Somos muchos los cristianos, católicos y de otras denominaciones, que nos sentimos huérfanos en el panorama electoral. A los viejos partidos hace tiempo que dejamos de sentirlos cercanos y los nuevos que han aparecido con más fuerza son productos de una postmodernidad desacralizada en la que tampoco nos identificamos.
Al católico que decide hacerse escuchar como tal en el foro público y que quiere influir y persuadir (nunca imponer) en el debate político sin abdicar de sus principios y que no acepta que la religión deba quedarse en el ámbito estrictamente privado, le tachan de ultracatólico, con claro afán denigratorio, tratándolo de equiparar a los radicales islamistas, a los hooligans de un equipo de fútbol o a los extremistas de izquierda o derecha.

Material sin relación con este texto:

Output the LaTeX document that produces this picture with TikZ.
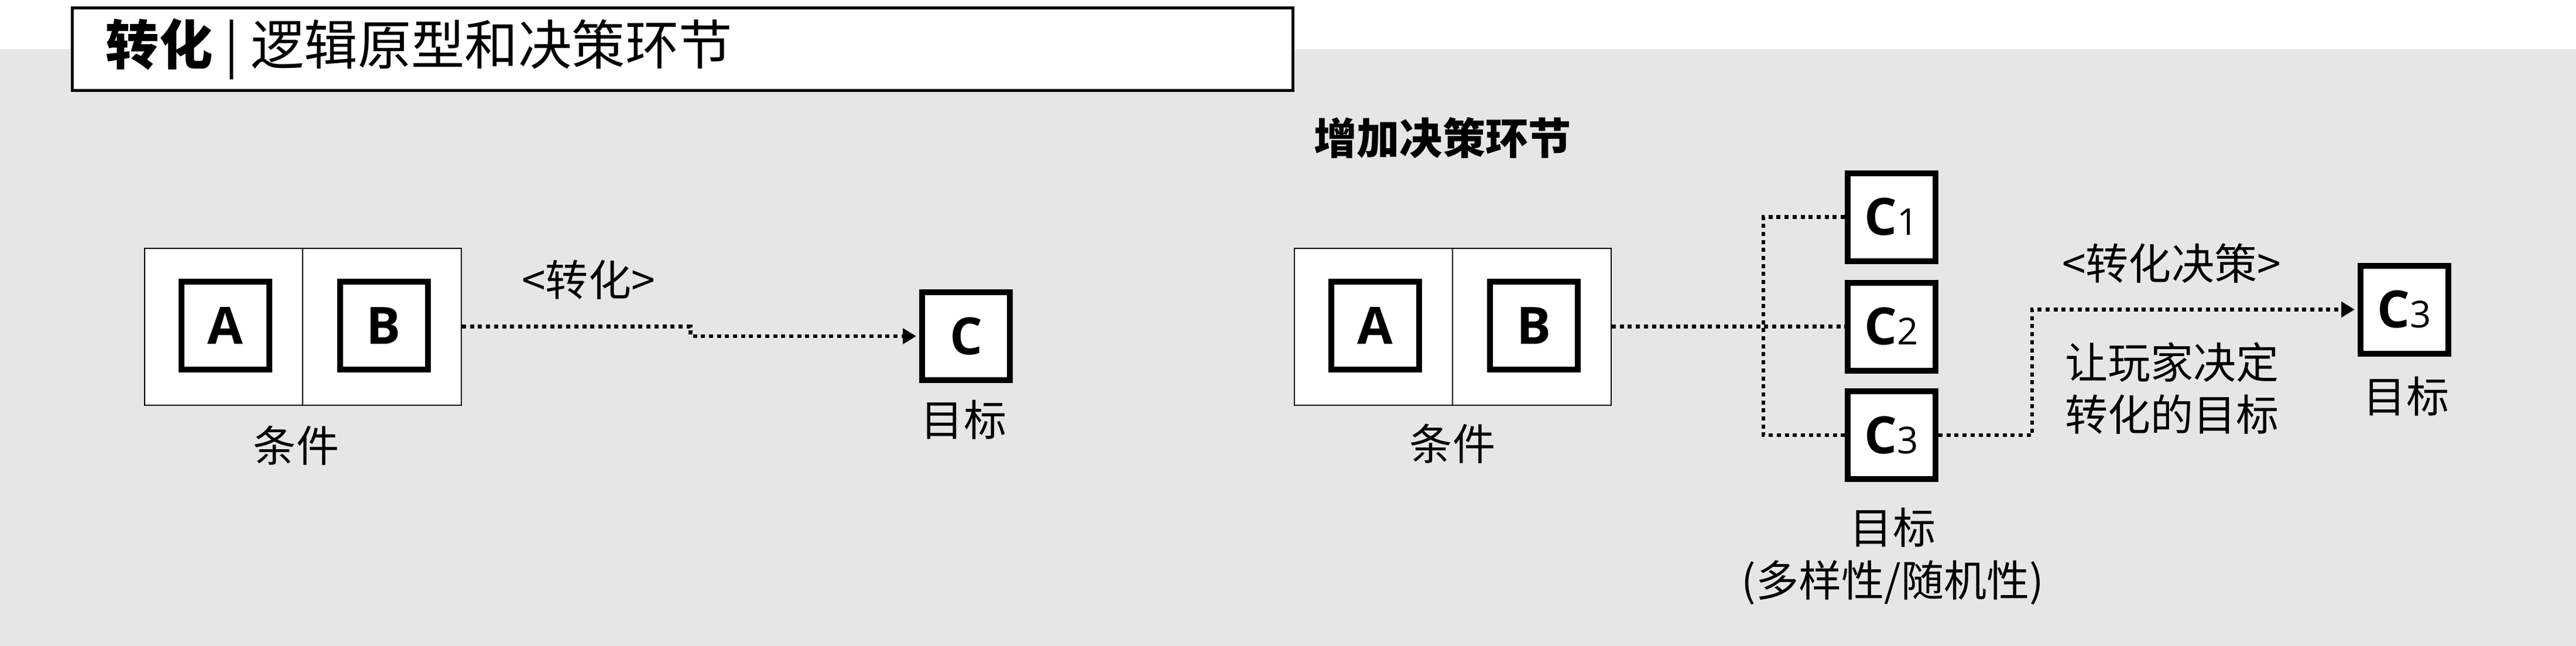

Uno no puede proclamarse católico y olvidar que «si no ama al hermano suyo a quien ve, no puede amar al Dios a quien no ve»; (1 Jn 4:20). Pretender enjaular la Fe al ámbito privado y hacerle bullying al católico que se preocupa de cómo las leyes afectan a su prójimo va contra la Declaración Universal de los Derechos Humanos, contra la Razón y contra la convivencia y conllevancia entre los que piensan distinto, el tratar de laminar la diversidad de pensamientos.
Si, además, el cristiano reza «venga a nosotros tu reino, así en la Tierra como en el cielo», pero no contribuye a la construcción de Su Reino en la Tierra, la oración se reduce a una salmodia de hueca palabrería .
La participación activa de los católicos en la política es un imperativo categórico, tanto a través de movimientos sociales como de partidos políticos, pero para que podamos participar necesitamos partidos en los que vernos representados.
José A. Ramos-Clemente y Pinto.
Texto completo del extracto publicado en ABC el 23/08/2018.